Conflict of interest

No potential conflict of interest relevant to this article was reported.

Ethical approval

The study was approved by the Institutional Review Board of Keimyung University Dongsan Medical Center (IRB No. 2020-12-036) and performed in accordance with the principles of the Declaration of Helsinki. Written informed consent was obtained.

Patient consent

The patient provided written informed consent for the publication and use of his images.

Author contribution

Conceptualization: JK. Supervision: WJ. Writing - original draft: TK. Writing - review & editing: JC, TJ, HCS, WJ.

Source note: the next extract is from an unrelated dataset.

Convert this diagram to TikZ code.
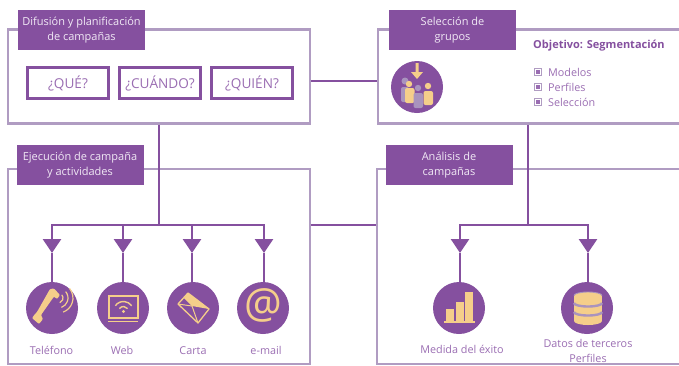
\documentclass[tikz,border=0pt]{standalone}
\usepackage{fontspec}
\setmainfont{Open Sans}
\usetikzlibrary{arrows.meta}
\definecolor{pur}{HTML}{85509F}
\definecolor{txt}{HTML}{9A6DB2}
\definecolor{fr}{HTML}{B09CC2}
\definecolor{ora}{HTML}{F5CE8A}
\definecolor{gry}{HTML}{A993BE}
\definecolor{tabt}{HTML}{F1E9F5}
\tikzset{
 panel/.style={draw=fr,line width=2.6pt,fill=none,inner sep=0pt},
 tabbox/.style={fill=pur,text=tabt,inner sep=0pt,minimum width=127pt,minimum height=40pt,align=center,font=\fontsize{11}{15}\selectfont},
 ask/.style={draw=pur,line width=2.8pt,fill=white,text=txt,inner sep=0pt,minimum width=81pt,minimum height=31pt,font=\fontsize{13.6}{15}\selectfont},
 conn/.style={draw=pur,line width=2.6pt},
 head/.style={conn,-{Triangle[width=18pt,length=14pt,fill=pur]}},
 disc/.style={circle,fill=pur,inner sep=0pt,minimum size=52pt},
 captxt/.style={text=txt,inner sep=0pt,align=center,font=\fontsize{10.8}{15}\selectfont},
 listitem/.style={text=txt,inner sep=0pt,anchor=west,font=\fontsize{10.8}{15}\selectfont},
 bul/.style={draw=fr,fill=white,line width=.9pt,inner sep=0pt,minimum size=6.5pt},
}
\begin{document}
\begin{tikzpicture}[x=1pt,y=-1pt]
\useasboundingbox (0,0) rectangle (679,365);
% panels
\node[panel,minimum width=302pt,minimum height=94pt] (b1) at (159,76.5) {};
\node[panel,minimum width=306pt,minimum height=94pt] (b2) at (531,76.5) {};
\node[panel,minimum width=302pt,minimum height=195pt] (b3) at (159,266.5) {};
\node[panel,minimum width=306pt,minimum height=195pt] (b4) at (530,266.5) {};
% tabs
\node[tabbox] (t1) at (81.5,30) {Difusión y planificación\\de campañas};
\node[tabbox] (t2) at (452.5,30) {Selección de\\grupos};
\node[tabbox] (t3) at (80,165) {Ejecución de campaña\\y actividades};
\node[tabbox] (t4) at (449,165) {Análisis de\\campañas};
% questions
\node[ask] (q1) at (68,83) {¿QUÉ?};
\node[ask] (q2) at (160,83) {¿CUÁNDO?};
\node[ask] (q3) at (252,83) {¿QUIÉN?};
% discs
\node[disc] (d1) at (52,308) {};
\node[disc] (d2) at (123,308) {};
\node[disc] (d3) at (193,308) {};
\node[disc] (d4) at (263,308) {};
\node[disc] (d5) at (459,308) {};
\node[disc] (d6) at (587,308) {};
\node[disc] (d7) at (417,87) {};
% routing coordinates
\coordinate (row1) at (344,81);
\coordinate (row2) at (344,225);
\coordinate (busL) at (159,225);
\coordinate (busR) at (528,225);
\coordinate (j1) at (52,225);
\coordinate (j2) at (123,225);
\coordinate (j3) at (192,225);
\coordinate (j4) at (264,225);
\coordinate (j5) at (460,225);
\coordinate (j6) at (588,225);
\foreach \n/\xx/\yy in {a1/52/253,a2/123/253,a3/192/253,a4/264/253,a5/460/253,a6/588/253}
  \coordinate (\n) at (\xx,\yy);
% connectors
\draw[conn] (b1.east|-row1) -- (b2.west|-row1);
\draw[conn] (b3.east|-row2) -- (b4.west|-row2);
\draw[conn] (b1.south) -- (busL);
\draw[conn] (b2.south-|busR) -- (busR);
\draw[conn,line cap=rect] (j1) -- (j4);
\draw[conn,line cap=rect] (j5) -- (j6);
\foreach \i/\dd in {1/d1,2/d2,3/d3,4/d4,5/d5,6/d6}{
  \draw[head] (j\i) -- (a\i);
  \draw[conn] (a\i) -- (a\i|-\dd.north);
}
% captions
\node[captxt,anchor=base] (c1) at (51.5,354) {Teléfono};
\node[captxt,anchor=base] (c2) at (122,354) {Web};
\node[captxt,anchor=base] (c3) at (193,354) {Carta};
\node[captxt,anchor=base] (c4) at (266,354) {e-mail};
\node[captxt,anchor=base] (c5) at (462,353) {Medida del éxito};
\node[captxt] (c6) at (588,350.5) {Datos de terceros\\Perfiles};
% objective
\node[text=pur,inner sep=0pt,anchor=west,font=\fontsize{11}{15}\bfseries\selectfont] (o) at (533,46) {Objetivo: Segmentación};
\foreach \yy/\lab/\nm in {72/Modelos/l1,87/Perfiles/l2,102/Selección/l3}{
  \node[bul] (\nm b) at (538,\yy) {};
  \fill[txt] (536.3,\yy-1.7) rectangle (539.7,\yy+1.7);
  \node[listitem] (\nm) at (548,\yy) {\lab};
}
% phone
\fill[ora,rounded corners=1pt] (50,289) -- (54,288.5) -- (60,295) -- (57,299) -- (54,296.5) -- (41,315) -- (43,319) -- (39,324) -- (32,318) -- (35,314) -- (37,312) -- cycle;
\foreach \r in {5,10,15}
  \draw[ora,line width=1.2pt] (58,298) ++(-40:\r) arc[start angle=-40,end angle=70,radius=\r];
% web
\draw[ora,line width=2pt] (109,295.5) rectangle (137.5,318);
\draw[ora,line width=1.2pt] (108,321.5) -- (138,321.5);
\foreach \r in {5,10}
  \draw[ora,line width=1.4pt] (123.5,311.5) ++(215:\r) arc[start angle=215,end angle=325,radius=\r];
\fill[ora] (123.5,311.5) circle (1.6);
% letter
\draw[ora,line width=1.3pt,line join=round] (188,293) -- (209,309) -- (198,323) -- (178,304) -- cycle;
\fill[ora] (188,293) -- (209,309) -- (192,306) -- (184,298) -- cycle;
\draw[ora,line width=1pt] (178,304) -- (192,306) -- (198,323);
% at sign
\node[text=ora,inner sep=0pt,font=\fontsize{42}{42}\selectfont] (atsign) at (263,305) {@};
% bars
\fill[ora] (444,321) rectangle (475,323);
\fill[ora] (446,309) rectangle (454,322);
\fill[ora] (456,302) rectangle (464,322);
\fill[ora] (465,292) rectangle (473,322);
% database
\fill[ora] (574,296) rectangle (602,321);
\fill[ora] (588,321) ellipse [x radius=14,y radius=4];
\fill[ora] (588,296) ellipse [x radius=14,y radius=4];
\draw[gry,line width=.9pt] (574,295.5) arc[start angle=180,end angle=360,x radius=14,y radius=3.5];
\draw[gry,line width=2.4pt] (574,303) arc[start angle=180,end angle=0,x radius=14,y radius=3.5];
\draw[gry,line width=2.4pt] (574,312) arc[start angle=180,end angle=0,x radius=14,y radius=3.5];
% group
\fill[gry] (405,81) circle (3.5);
\fill[gry,rounded corners=2pt] (401,87) rectangle (409,102);
\fill[ora] (409,84) circle (3.2);
\fill[ora,rounded corners=2pt] (405,88) rectangle (414.5,103);
\fill[gry] (418,88) circle (3.2);
\fill[gry,rounded corners=2pt] (413.5,93) rectangle (423,108);
\fill[ora] (428,86) circle (3.2);
\fill[ora,rounded corners=2pt] (423.5,91) rectangle (433,105);
\fill[ora] (415.5,63) -- (418.5,63) -- (418.5,72) -- (423,72) -- (417,79) -- (411,72) -- (415.5,72) -- cycle;
\end{tikzpicture}
\end{document}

This work was supported by the National Research Foundation of Korea (NRF) grant funded by the Korea government (MSIT) (No. 2021R1G1A100455611).

Fig. 1.
Preoperative photograph and computed tomography image. (A) The mucosal defect with exposed alveolar bone is observed at the right mandibular body area. (B) Preoperative computed tomography imaging revealing an irregular bony fracture with sequestrum at the right mandibular body.
Fig. 2.
Prebent reconstruction plate based on a three-dimensional printing model of the patient’s skull. The expected resection site was cut off and connected with a resin template.
Fig. 3.
Segmental resection was performed.
Fig. 4.
Histological staining showing bone fragments (with empty osteocyte lacunae), acute inflammatory cells, and bacterial colonies (H&E,×100).
Fig. 5.
Three-dimensional computed tomography scan at postoperative day 50. Bony continuity from the symphysis to the right angle is successfully achieved.
Fig. 6.
Two-month postoperative photographs showing (A) the mucosal defect covered with a stabilized skin flap and (B) successful reconstruction.